Directed by: Richard Kelly
Premise: A married couple (James Marsden and Cameron Diaz) with financial troubles receives a box from a mysterious visitor (Frank Langella). Pressing the button on the box will give them a million dollars but it will also cause the death of some person unknown to the couple.
What Works: The first act of The Box is very well done. The film sets up a couple with a credible relationship, both in their love for each other but also in their flaws, and the choice facing them has the potential for a great story. Frank Langella does a great job as the strange salesman and sells the Twilight Zone-like premise of the story.
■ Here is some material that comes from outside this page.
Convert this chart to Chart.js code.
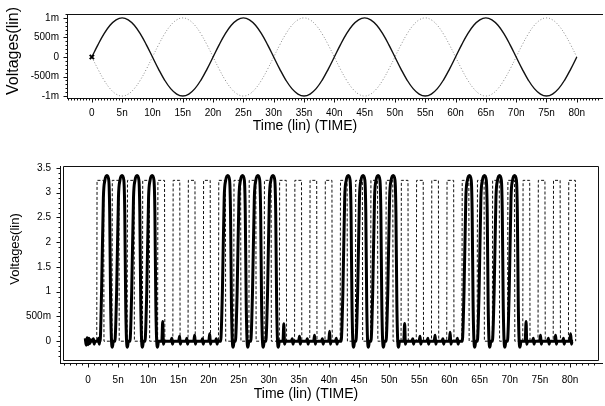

What Doesn’t: The Box suffers from a second act that runs all over the place with no focus or narrative goal. Instead of making the climax of the story the decision about whether or not to push the button, that decision gets made right away and the film then goes off on tangents about extraterrestrials or the supernatural, although it is never quite clear just what is powering the box or its peddler. In a desperate attempt to make things unnecessarily complex, the film takes unneeded and incoherent twists and turns until it finally arrives at a climax that is so removed from the initial premise of the story that it seems like a completely different movie. The Box demonstrates a considerable amount of influence from the Saw films, but what The Box ignores is how to tie the flaws of the characters into the designs of the villain. There does not seem to be any purpose to this either on the side of villain’s motives or in what the heroes of the story have to learn about themselves and each other. In addition to the narrative problems, some of the filmmaking is weak, especially in the sound editing and the music score, which is so overbearing that it is likely to snap viewers out of the film.
Bottom Line: The Box is a waste of a good premise. Although it has a promising start, the story falls apart halfway through and never recovers.